On my day off I went to London to the Tate Modern and a number of things struck me. Perhaps the biggest surprise was that art is no different to anything else - the excellent stands head and shoulders above the good. I had assumed - not being an art afficionado - that good artists painted good pictures - and for all I know the experts might agree - but my observation was that even good artists paint lesser pieces. I would perhaps compare it to sport where there are certain performers who can raise their sport to a different level. So for example I enjoy watching good quality rugby (shame I'm an England supporter right now) but even Premiership games leave me unmoved. And sometimes there are performers who will take a sport that no one watches and make it unmissable, Torvill and Dean perhaps?
Then there was the appearance of some of these lesser pieces. Some looked to me no better than things that I have seen in schools. That set me thinking about the difference between modern art and older art. Some of the modern art had little physical skill in its production - anyone could have produced it (one of the pieces was reproduced each installation by staff following the artists instructions) whereas the Old Masters appear to me to require considerable techincal ability to produce. So what is it that makes something art? Is it the technical ability required to produce it, or is it the emotional reaction that it generates? What I found interesting was that there were some pieces which generated an emotional reaction without looking like "art".
And that made me think about how that relates to religion. Worship is about giving praise to God, and prayer about communicating with God - but these can happen in a variety of ways - the important thing is that they happen - not the format in which they happen.
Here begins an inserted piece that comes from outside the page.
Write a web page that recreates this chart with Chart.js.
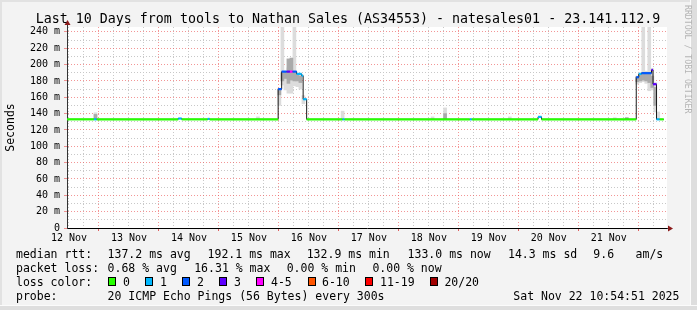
<!DOCTYPE html>
<html>
<head>
<meta charset="utf-8">
<script src="https://cdn.jsdelivr.net/npm/chart.js@4.4.1/dist/chart.umd.min.js"></script>
<style>
  body { margin: 0; background: #f3f3f3; }
  #frame { position: absolute; left: 0; top: 0; width: 697px; height: 310px; background: #f3f3f3; overflow: hidden; }
  #edgeR { position: absolute; left: 690px; top: 0; width: 7px; height: 310px; background: #dedede; border-left: 1px solid #fbfbfb; }
  #edgeB { position: absolute; left: 0; top: 305px; width: 697px; height: 5px; background: #dedede; border-top: 1px solid #fbfbfb; }
  #edgeT { position: absolute; left: 0; top: 0; width: 697px; height: 2px; background: #e2e2e2; }
  #edgeL { position: absolute; left: 0; top: 0; width: 2px; height: 310px; background: #e2e2e2; }
  canvas { position: absolute; left: 0; top: 0; }
  .t { position: absolute; font-family: 'DejaVu Sans Mono', monospace; font-size: 11.5px; line-height: 14px; color: #000; white-space: pre; }
  #title { position: absolute; left: 0; top: 11px; width: 696px; text-align: center; font-family: 'DejaVu Sans Mono', monospace; font-size: 13.3px; line-height: 16px; color: #000; white-space: pre; }
  #credit { position: absolute; left: 683px; top: 5px; writing-mode: vertical-rl; font-family: 'DejaVu Sans Mono', monospace; font-size: 8.2px; color: #b4b4b4; white-space: pre; }
  .sq { position: absolute; width: 8px; height: 9px; box-sizing: border-box; border: 1px solid #000; top: 277px; }
</style>
</head>
<body>
<div id="frame">
  <div id="edgeT"></div><div id="edgeL"></div><div id="edgeR"></div><div id="edgeB"></div>
  <canvas id="chart" width="697" height="250"></canvas>
  <div id="title">Last 10 Days from tools to Nathan Sales (AS34553) - natesales01 - 23.141.112.9</div>
  <div id="credit">RRDTOOL / TOBI OETIKER</div>

  <div class="t" style="left:16px;top:247px">median rtt:</div>
  <div class="t" style="left:107.6px;top:247px">137.2 ms avg</div>
  <div class="t" style="left:207.6px;top:247px">192.1 ms max</div>
  <div class="t" style="left:306.7px;top:247px">132.9 ms min</div>
  <div class="t" style="left:407.6px;top:247px">133.0 ms now</div>
  <div class="t" style="left:508px;top:247px">14.3 ms sd</div>
  <div class="t" style="left:593.3px;top:247px">9.6</div>
  <div class="t" style="left:635.6px;top:247px">am/s</div>

  <div class="t" style="left:16px;top:261px">packet loss:</div>
  <div class="t" style="left:107.6px;top:261px">0.68 % avg</div>
  <div class="t" style="left:194.2px;top:261px">16.31 % max</div>
  <div class="t" style="left:286.7px;top:261px">0.00 % min</div>
  <div class="t" style="left:372.4px;top:261px">0.00 % now</div>

  <div class="t" style="left:16px;top:275px">loss color:</div>
  <div id="lossLegend"></div>

  <div class="t" style="left:16px;top:289px">probe:</div>
  <div class="t" style="left:107.6px;top:289px">20 ICMP Echo Pings (56 Bytes) every 300s</div>
  <div class="t" style="left:513.3px;top:289px">Sat Nov 22 10:54:51 2025</div>
</div>
<script>
// time is in hours since 12 Nov 00:00, values in ms
const axisStart = 11.2;
const axisEnd = 251.3;

// median rtt, one step per entry: start time, value, lost pings
const medTime  = [11.2, 22.0, 23.1, 55.7, 57.1, 67.5, 68.3, 95.7, 97.1, 99.1, 100.4, 101.5, 103.1, 105.1, 105.7, 107.1, 121.5, 122.3, 172.4, 173.2, 199.7, 201.1, 239.0, 240.0, 241.1, 245.1, 245.7, 247.1, 248.4];
const medValue = [133, 133, 133, 134, 133, 133.5, 133, 170, 191.4, 191.4, 191.4, 191.4, 188.6, 186.5, 157.6, 133, 133, 133, 133, 133, 136, 133, 184.5, 188.6, 189.5, 193.5, 176, 133, 133];
const medLoss  = [0, 1, 0, 1, 0, 1, 0, 2, 2, 3, 5, 2, 1, 1, 1, 0, 1, 0, 1, 0, 1, 0, 2, 1, 2, 3, 3, 1, 0];
const medEnd = 250.0;

// smoke (spread of the individual pings)
const smokeTime  = [22.6, 87.6, 96.2, 97.4, 98.6, 99.8, 101.0, 102.2, 103.4, 104.6, 105.8, 121.5, 157.5, 162.5, 188.4, 230.4, 235.2, 239.4, 240.6, 241.8, 243.0, 244.2, 245.4, 246.6, 247.8];
const smokeLow   = [133, 133, 150, 175, 169, 165, 165, 174, 173, 170, 152, 133, 133, 133, 133, 133, 133, 176, 178, 179, 177, 168, 169, 142, 134];
const smokeHigh  = [141, 136, 171, 246, 192, 196, 206, 246, 189, 188, 162, 143, 136, 147, 136, 135, 135, 186, 190, 246, 192, 246, 195, 178, 142];
const smokeMidLow  = [133, null, 163, 180, 183, 177, 181, 180, 180, 178, null, null, null, 133, null, null, 133, 179, 180, 181, 180, 178, 172, 150, null];
const smokeMidHigh = [139, null, 170, 190, 191, 207, 208, 190, 188, 186, null, null, null, 140, null, null, 135, 185, 188, 190, 189, 190, 186, 172, null];

const lossLabels = ['0', '1', '2', '3', '4-5', '6-10', '11-19', '20/20'];
const lossColors = ['#26ff00', '#00b8ff', '#0059ff', '#5e00ff', '#ff00ff', '#ff5500', '#ff0000', '#a10000'];

function lossBucket(n) {
    if (n <= 3) return n;
    if (n <= 5) return 4;
    if (n <= 10) return 5;
    if (n <= 19) return 6;
    return 7;
}

// loss colour legend
const legendBox = document.getElementById('lossLegend');
const sqLeft = [108, 145.3, 182.2, 219, 256.4, 307.6, 365.3, 430.2];
const txtLeft = [123, 160, 196.9, 234, 271, 322, 380, 444.4];
lossLabels.forEach((label, i) => {
    const sq = document.createElement('div');
    sq.className = 'sq';
    sq.style.left = sqLeft[i] + 'px';
    sq.style.background = lossColors[i];
    legendBox.appendChild(sq);
    const tx = document.createElement('div');
    tx.className = 't';
    tx.style.left = txtLeft[i] + 'px';
    tx.style.top = '275px';
    tx.textContent = label;
    legendBox.appendChild(tx);
});

const medianSteps = medTime.map((t, i) => ({x: t, y: medValue[i]}));
medianSteps.push({x: medEnd, y: medValue[medValue.length - 1]});

const medianColored = [];
medTime.forEach((t, i) => {
    const t1 = i + 1 < medTime.length ? medTime[i + 1] : medEnd;
    medianColored.push({x: t, y: medValue[i]}, {x: t1, y: medValue[i]}, {x: t1, y: null});
});

const majorGrid = 'rgba(235, 80, 80, 0.6)';
const minorGrid = '#c8c8c8';
const tickFont = {family: 'DejaVu Sans Mono', size: 10};

const plotFrame = {
    id: 'plotFrame',
    beforeDraw(chart) {
        const {ctx, chartArea: a} = chart;
        ctx.save();
        ctx.fillStyle = '#ffffff';
        ctx.fillRect(a.left, a.top, a.right - a.left, a.bottom - a.top);
        ctx.restore();
    },
    afterDraw(chart) {
        const {ctx, chartArea: a} = chart;
        ctx.save();
        ctx.strokeStyle = '#333';
        ctx.lineWidth = 1;
        ctx.beginPath();
        ctx.moveTo(a.left + 0.5, a.top);
        ctx.lineTo(a.left + 0.5, a.top - 4);
        ctx.moveTo(a.right, a.bottom + 0.5);
        ctx.lineTo(a.right + 3, a.bottom + 0.5);
        ctx.stroke();
        ctx.fillStyle = '#8b1a1a';
        ctx.beginPath();
        ctx.moveTo(a.left + 0.5, a.top - 7);
        ctx.lineTo(a.left - 2.5, a.top - 2);
        ctx.lineTo(a.left + 3.5, a.top - 2);
        ctx.fill();
        ctx.beginPath();
        ctx.moveTo(a.right + 6, a.bottom + 0.5);
        ctx.lineTo(a.right + 1, a.bottom - 2.5);
        ctx.lineTo(a.right + 1, a.bottom + 3.5);
        ctx.fill();
        ctx.restore();
    }
};

new Chart(document.getElementById('chart').getContext('2d'), {
    type: 'line',
    data: {
        datasets: [
            {
                type: 'bar',
                data: smokeTime.map((t, i) => ({x: t, y: [smokeLow[i], smokeHigh[i]]})),
                backgroundColor: '#dcdcdc',
                borderWidth: 0,
                barThickness: 3,
                grouped: false,
                order: 4
            },
            {
                type: 'bar',
                data: smokeTime.map((t, i) => ({x: t, y: smokeMidLow[i] === null ? null : [smokeMidLow[i], smokeMidHigh[i]]})),
                backgroundColor: '#aaaaaa',
                borderWidth: 0,
                barThickness: 3,
                grouped: false,
                order: 3
            },
            {
                data: medianSteps,
                stepped: true,
                borderColor: '#1c1c1c',
                borderWidth: 1,
                pointRadius: 0,
                order: 2
            },
            {
                data: medianColored,
                borderColor: lossColors[0],
                borderWidth: 2.2,
                borderCapStyle: 'butt',
                pointRadius: 0,
                spanGaps: false,
                segment: {
                    borderColor: ctx => lossColors[lossBucket(medLoss[Math.floor(ctx.p0DataIndex / 3)])]
                },
                order: 1
            }
        ]
    },
    options: {
        responsive: false,
        animation: false,
        events: [],
        layout: {padding: {left: 0, top: 27, right: 30, bottom: 0}},
        plugins: {legend: {display: false}, tooltip: {enabled: false}},
        scales: {
            x: {
                type: 'linear',
                min: axisStart,
                max: axisEnd,
                offset: false,
                afterFit: s => { s.height = 22; },
                grid: {
                    offset: false,
                    color: ctx => ctx.tick.value % 24 === 0 ? majorGrid : minorGrid,
                    tickColor: ctx => ctx.tick.value % 24 === 0 ? '#e06060' : 'transparent',
                    tickLength: 3
                },
                border: {color: '#000', width: 1, dash: [1, 2]},
                ticks: {
                    stepSize: 6,
                    includeBounds: false,
                    autoSkip: false,
                    maxRotation: 0,
                    padding: 1,
                    color: '#000',
                    font: tickFont,
                    callback: v => v % 24 === 12 ? (12 + (v - 12) / 24) + ' Nov' : ''
                }
            },
            y: {
                min: 0,
                max: 246,
                afterFit: s => { s.width = 67; },
                title: {
                    display: true,
                    text: 'Seconds',
                    color: '#000',
                    font: {family: 'DejaVu Sans Mono', size: 11.5},
                    padding: {top: 4, bottom: 0}
                },
                grid: {
                    color: ctx => ctx.tick.value % 20 === 0 ? majorGrid : minorGrid,
                    tickColor: ctx => ctx.tick.value % 20 === 0 ? majorGrid : 'transparent',
                    tickLength: 3
                },
                border: {color: '#333', width: 1, dash: [1, 2]},
                ticks: {
                    stepSize: 10,
                    includeBounds: false,
                    autoSkip: false,
                    padding: 4,
                    color: '#000',
                    font: tickFont,
                    callback: v => v % 20 === 0 ? (v === 0 ? '0' : v + ' m') : ''
                }
            }
        }
    },
    plugins: [plotFrame]
});
</script>
</body>
</html>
Oh, and the picture... One of the surprises of the day. Although no art afficionado I know that Jackson Pollock dripped paint onto canvas, what I didn't know was that he also painted pictures!

1 comment:

  1. I studied Art at school and we would critique each other’s work. One day we were all stunned by one piece which had been painted by someone with less technical ability. The naivety made it more powerful. Would Van Gogh’s paintings be better if the chair legs weren’t wonky? Perhaps something in the imperfection captivates us.